A Comparative Study of Contemporary Learning Paradigms in Bug Report Priority Detection


Yilmaz E. H., TOROSLU İ. H., Koksal O.

IEEE Access, 2024 (SCI-Expanded) identifier

  • Yayın Türü: Makale / Tam Makale
  • Basım Tarihi: 2024
  • Doi Numarası: 10.1109/access.2024.3451125
  • Dergi Adı: IEEE Access
  • Derginin Tarandığı İndeksler: Science Citation Index Expanded (SCI-EXPANDED), Scopus, Compendex, INSPEC, Directory of Open Access Journals
  • Anahtar Kelimeler: Bidirectional control, bug triaging, Computer bugs, contrastive learning, Contrastive learning, Encoding, machine learning, natural language processing, Natural language processing, Software, software bug report classification, software engineering, Task analysis
  • Orta Doğu Teknik Üniversitesi Adresli: Evet

Özet

The increasing complexity of software development demands efficient automated bug report priority classification, and recent advancements in deep learning hold promise.

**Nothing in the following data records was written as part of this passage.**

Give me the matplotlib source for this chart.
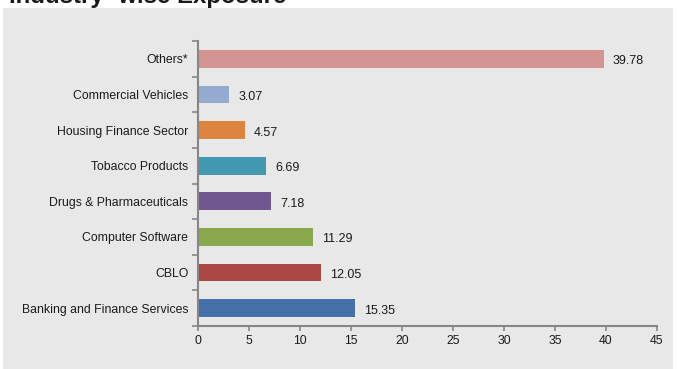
import matplotlib
matplotlib.use("Agg")
import matplotlib.pyplot as plt
from matplotlib.patches import Rectangle
import numpy as np

plt.rcParams['font.family'] = ['Liberation Sans', 'DejaVu Sans']

# Exposure by industry (%), drawn bottom to top
categories = ["Banking and Finance Services", "CBLO", "Computer Software",
              "Drugs & Pharmaceuticals", "Tobacco Products",
              "Housing Finance Sector", "Commercial Vehicles", "Others*"]
values = [15.35, 12.05, 11.29, 7.18, 6.69, 4.57, 3.07, 39.78]
colors = ["#4570a8", "#aa4644", "#8aa84c", "#70578f", "#4299b0",
          "#dd843e", "#95aacf", "#d49494"]
x_ticks = [0, 5, 10, 15, 20, 25, 30, 35, 40, 45]

W, H = 677, 369
fig = plt.figure(figsize=(W / 100, H / 100), dpi=100)
fig.patch.set_facecolor("white")

# grey panel behind the chart
panel = Rectangle((3 / W, 0), (673 - 3) / W, 1 - 8 / H,
                  transform=fig.transFigure, facecolor="#e7e8e7",
                  edgecolor="none", zorder=-5)
fig.patches.append(panel)

fig.text(9 / W, 1 - 3 / H, "Industry -wise Exposure", fontsize=17.3,
         fontweight="bold", color="#1a1a1a", ha="left", va="baseline")

left, right, top, bottom = 198, 657, 41, 326
ax = fig.add_axes([left / W, 1 - bottom / H, (right - left) / W, (bottom - top) / H])
ax.set_facecolor("none")

y = np.arange(len(categories))
ax.barh(y, values, height=0.5, color=colors, zorder=2)
for yi, v in zip(y, values):
    ax.annotate(f"{v:.2f}", (v, yi), xytext=(6.5, -1.8), textcoords="offset points",
                ha="left", va="center", fontsize=9, color="#1a1a1a")

ax.set_xlim(0, 45)
ax.set_ylim(-0.5, len(categories) - 0.5)
ax.set_xticks(x_ticks)
ax.set_xticklabels([str(t) for t in x_ticks])
ax.set_yticks(y)
ax.set_yticklabels(categories)
ax.set_yticks(np.arange(-0.5, len(categories)), minor=True)

for s in ["top", "right"]:
    ax.spines[s].set_visible(False)
for s in ["left", "bottom"]:
    ax.spines[s].set_color("#868686")
    ax.spines[s].set_linewidth(1.5)

ax.tick_params(axis="y", which="major", length=0, pad=7, labelsize=8.8,
               labelcolor="#1a1a1a")
ax.tick_params(axis="y", which="minor", length=4, width=1.2, color="#868686",
               direction="out")
ax.tick_params(axis="x", which="major", length=3.5, width=1.2, color="#868686",
               direction="out", pad=3, labelsize=8.8, labelcolor="#1a1a1a")

fig.savefig("out.png", dpi=100, facecolor=fig.get_facecolor())
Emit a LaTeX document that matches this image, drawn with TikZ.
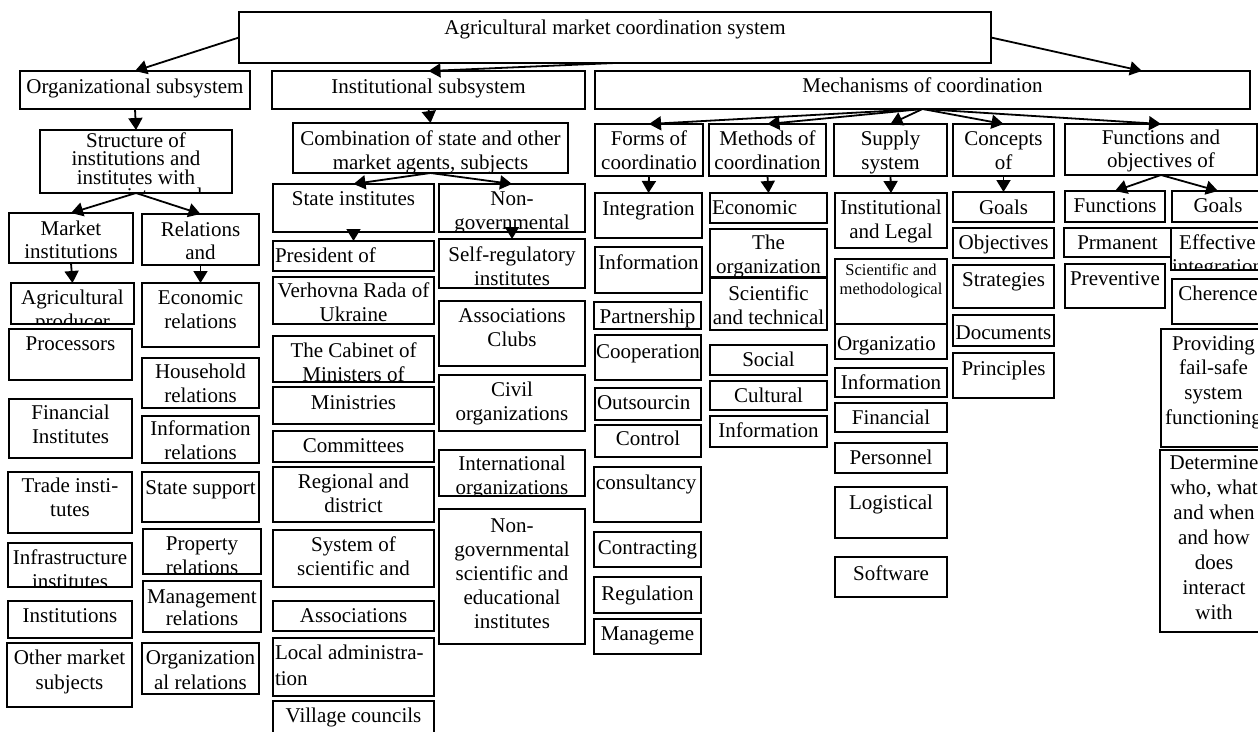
\documentclass[tikz,border=0pt]{standalone}
\usepackage{fontspec}
\setmainfont{Liberation Serif}
\usetikzlibrary{arrows.meta,calc}
\tikzset{
 boxst/.style={draw=black, line width=1.8pt, inner sep=0pt, outer sep=0pt},
 txt/.style={inner sep=0pt, outer sep=0pt, align=center, font=\fontsize{21}{24}\selectfont},
 arr/.style={line width=1.8pt, -{Triangle[length=12pt,width=14pt]}},
}
% #1 text options, #2 name, #3 x1, #4 y1, #5 x2, #6 y2, #7 first-line centre y, #8 text
\newcommand\bx[8][]{%
  \node[boxst, minimum width={#5-#3}, minimum height={#6-#4}, anchor=north west] (#2) at (#3,#4) {};
  \begin{scope}
    \clip (#2.south west) rectangle (#2.north east);
    \node[txt, anchor=north, #1] (#2-t) at ({(#3+#5)/2},{#7-8}) {\rule{0pt}{15pt}#8};
  \end{scope}}
\newcommand\bxl[8][]{%
  \node[boxst, minimum width={#5-#3}, minimum height={#6-#4}, anchor=north west] (#2) at (#3,#4) {};
  \begin{scope}
    \clip (#2.south west) rectangle (#2.north east);
    \node[txt, anchor=north west, align=left, #1] (#2-t) at ({#3+2},{#7-8}) {\rule{0pt}{15pt}#8};
  \end{scope}}
\begin{document}
\begin{tikzpicture}[x=1pt,y=-1pt]
\useasboundingbox[fill=white] (0,0) rectangle (1258,731);
% top levels
\bx{top}{239}{12}{991}{63}{27}{Agricultural market coordination system}
\bx{org}{20}{71}{250}{109}{86}{Organizational subsystem}
\bx{inst}{272}{71}{585}{109}{86}{Institutional subsystem}
\bx{mech}{595}{71}{1250}{109}{85}{Mechanisms of coordination}
% second level
\bx[font=\fontsize{21}{18.5}\selectfont]{struct}{40}{130}{232}{193}{140}{Structure of\\institutions and\\institutes with\\appropriate needs}
\bx{comb}{293}{123}{568}{173}{138}{Combination of state and other\\market agents, subjects}
\bx{forms}{595}{124}{703}{176}{138}{Forms of\\coordinatio}
\bx{meth}{709}{124}{826}{176}{138}{Methods of\\coordination}
\bx{supply}{834}{124}{947}{176}{138}{Supply\\system}
\bx{conc}{953}{124}{1054}{176}{138}{Concepts\\of}
\bx[font=\fontsize{21}{23}\selectfont]{func}{1065}{124}{1257}{175}{137}{Functions and\\objectives of}
% organizational column
\bx[font=\fontsize{21}{23}\selectfont]{mkt}{9}{213}{133}{263}{228}{Market\\institutions}
\bx[font=\fontsize{21}{23}\selectfont]{rel}{142}{214}{259}{265}{229}{Relations\\and}
\bx{agri}{11}{283}{134}{324}{297}{Agricultural\\producer}
\bx{econrel}{142}{283}{259}{347}{297}{Economic\\relations}
\bx{proc}{9}{329}{132}{380}{343}{Processors}
\bx{house}{142}{358}{259}{408}{371}{Household\\relations}
\bx{fin}{9}{399}{132}{458}{412}{Financial\\Institutes}
\bx{inforel}{142}{416}{259}{463}{428}{Information\\relations}
\bx{trade}{8}{472}{132}{533}{485}{Trade insti-\\tutes}
\bx{statesup}{142}{472}{259}{522}{487}{State support}
\bx{infra}{8}{543}{132}{587}{557}{Infrastructure\\institutes}
\bx{prop}{143}{529}{261}{574}{543}{Property\\relations}
\bx[font=\fontsize{21}{22}\selectfont]{mgmt}{143}{581}{261}{632}{596}{Management\\relations}
\bx{instn}{8}{601}{132}{638}{615}{Institutions}
\bx[font=\fontsize{21}{25}\selectfont]{other}{7}{643}{132}{707}{657}{Other market\\subjects}
\bx[font=\fontsize{21}{25}\selectfont]{orgrel}{142}{643}{259}{694}{657}{Organization\\al relations}
% institutional column
\bx{statei}{273}{184}{434}{232}{198}{State institutes}
\bx{nongov}{439}{184}{585}{232}{198}{Non-\\governmental}
\bxl{pres}{273}{241}{434}{271}{255}{President of}
\bx{selfreg}{439}{239}{585}{288}{254}{Self-regulatory\\institutes}
\bx{verh}{273}{277}{434}{324}{290}{Verhovna Rada of\\Ukraine}
\bx{assoc}{439}{301}{585}{366}{315}{Associations\\Clubs}
\bx{cab}{273}{336}{434}{382}{350}{The Cabinet of\\Ministers of}
\bx{civil}{439}{375}{585}{431}{389}{Civil\\organizations}
\bx{minis}{273}{387}{434}{424}{402}{Ministries}
\bx{comm}{273}{431}{434}{462}{445}{Committees}
\bx{intl}{439}{450}{585}{496}{463}{International\\organizations}
\bx{regio}{273}{467}{434}{522}{481}{Regional and\\district}
\bx{ngsci}{439}{509}{585}{644}{525}{Non-\\governmental\\scientific and\\educational\\institutes}
\bx{sys}{273}{530}{434}{587}{544}{System of\\scientific and}
\bx{assoc2}{273}{601}{434}{631}{615}{Associations}
\bxl[font=\fontsize{21}{26}\selectfont]{local}{273}{638}{434}{696}{652}{Local administra-\\tion}
\bx{village}{273}{701}{434}{745}{715}{Village councils}
% forms column
\bx{integ}{595}{193}{702}{238}{208}{Integration}
\bx{inform}{595}{247}{702}{293}{262}{Information}
\bx{partner}{594}{302}{701}{329}{316}{Partnership}
\bx{coop}{595}{335}{701}{380}{351}{Cooperation}
\bxl{outs}{595}{388}{701}{420}{402}{Outsourcin}
\bx{ctrl}{595}{425}{701}{457}{438}{Control}
\bxl{cons}{594}{467}{701}{522}{482}{consultancy}
\bx{contr}{594}{532}{701}{567}{547}{Contracting}
\bx{regul}{594}{577}{701}{613}{593}{Regulation}
\bx{manag}{594}{619}{701}{654}{633}{Manageme}
% methods column
\bxl{econ}{710}{193}{827}{223}{207}{Economic}
\bx{theorg}{710}{229}{827}{277}{242}{The\\organization}
\bx{scitech}{710}{278}{827}{330}{293}{Scientific\\and technical}
\bx{social}{710}{345}{827}{375}{359}{Social}
\bx{cult}{710}{381}{827}{410}{395}{Cultural}
\bx{infom}{710}{416}{827}{447}{430}{Information}
% supply column
\bx{instleg}{835}{193}{947}{248}{207}{Institutional\\and Legal}
\bx[font=\fontsize{16.5}{19}\selectfont]{scimeth}{835}{259}{947}{324}{268}{Scientific and\\methodological}
\bxl{organiz}{835}{324}{947}{359}{343}{Organizatio}
\bx{infos}{835}{368}{947}{397}{382}{Information}
\bx{finan}{835}{403}{947}{432}{417}{Financial}
\bx{pers}{835}{443}{947}{473}{457}{Personnel}
\bx{logis}{835}{487}{947}{538}{502}{Logistical}
\bx{soft}{835}{557}{947}{597}{573}{Software}
% concepts column
\bx{goalsc}{953}{192}{1054}{222}{207}{Goals}
\bx{objs}{953}{228}{1054}{258}{242}{Objectives}
\bx{strat}{953}{265}{1054}{308}{279}{Strategies}
\bx{docs}{953}{315}{1054}{346}{332}{Documents}
\bx{princ}{953}{353}{1054}{398}{368}{Principles}
% functions column
\bx{functions}{1065}{191}{1165}{222}{205}{Functions}
\bx{goalsf}{1172}{191}{1264}{222}{205}{Goals}
\bx{perm}{1064}{228}{1171}{257}{242}{Prmanent}
\bx{effect}{1171}{228}{1264}{270}{242}{Effective\\integration}
\bx{prev}{1065}{264}{1165}{308}{278}{Preventive}
\bx{cher}{1172}{279}{1264}{324}{293}{Cherence}
\bx[font=\fontsize{21}{24.7}\selectfont]{provid}{1161}{329}{1266}{447}{343}{Providing\\fail-safe\\system\\functioning}
\bx[font=\fontsize{21}{25}\selectfont]{determ}{1160}{450}{1268}{632}{462}{Determine\\who, what\\and when\\and how\\does\\interact\\with}
% connectors
\draw[arr] (top.west) -- (org.north);
\draw[arr] (top.south) -- (inst.north);
\draw[arr] (top.east) -- ($(mech.north west)!0.835!(mech.north east)$);
\draw[arr] (org.south) -- (struct.north);
\draw[arr] (inst.south) -- (comb.north);
\draw[arr] (struct.south) -- (mkt.north);
\draw[arr] (struct.south) -- (rel.north);
\draw[arr] (mkt.south) -- (agri.north);
\draw[arr] (rel.south) -- (econrel.north);
\draw[arr] (comb.south) -- (statei.north);
\draw[arr] (comb.south) -- (nongov.north);
\draw[arr] (statei.south) -- (pres.north);
\draw[arr] (nongov.south) -- (selfreg.north);
\draw[arr] (mech.south) -- (forms.north);
\draw[arr] (mech.south) -- (meth.north);
\draw[arr] (mech.south) -- (supply.north);
\draw[arr] (mech.south) -- (conc.north);
\draw[arr] (mech.south) -- (func.north);
\draw[arr] (forms.south) -- (integ.north);
\draw[arr] (meth.south) -- (econ.north);
\draw[arr] (supply.south) -- (instleg.north);
\draw[arr] (conc.south) -- (goalsc.north);
\draw[arr] (func.south) -- (functions.north);
\draw[arr] (func.south) -- (goalsf.north);
\end{tikzpicture}
\end{document}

This paper presents a comparative study of contemporary learning paradigms, including BERT, vector databases, large language models (LLMs), and a simple novel learning paradigm, contrastive learning for BERT. Utilizing datasets from bug reports, movie reviews, and app reviews, we evaluate and compare the performance of each approach. We find that transformer encoder-only models outperform in classification tasks measured by the precision, recall, and F1 score transformer decoder-only models despite an order of magnitude gap between the number of parameters. The novel use of contrastive learning for BERT demonstrates promising results in capturing subtle nuances in text data. This work highlights the potential of advanced NLP techniques for automated bug report priority classification and underscores the importance of considering multiple factors when developing models for this task. The paper’s main contributions are a comprehensive evaluation of various learning paradigms, such as vector databases and LLMs, an introduction of contrastive learning for BERT, an exploration of applicability to other text classification tasks, and a contrastive learning procedure that exploits ordinal information between classes.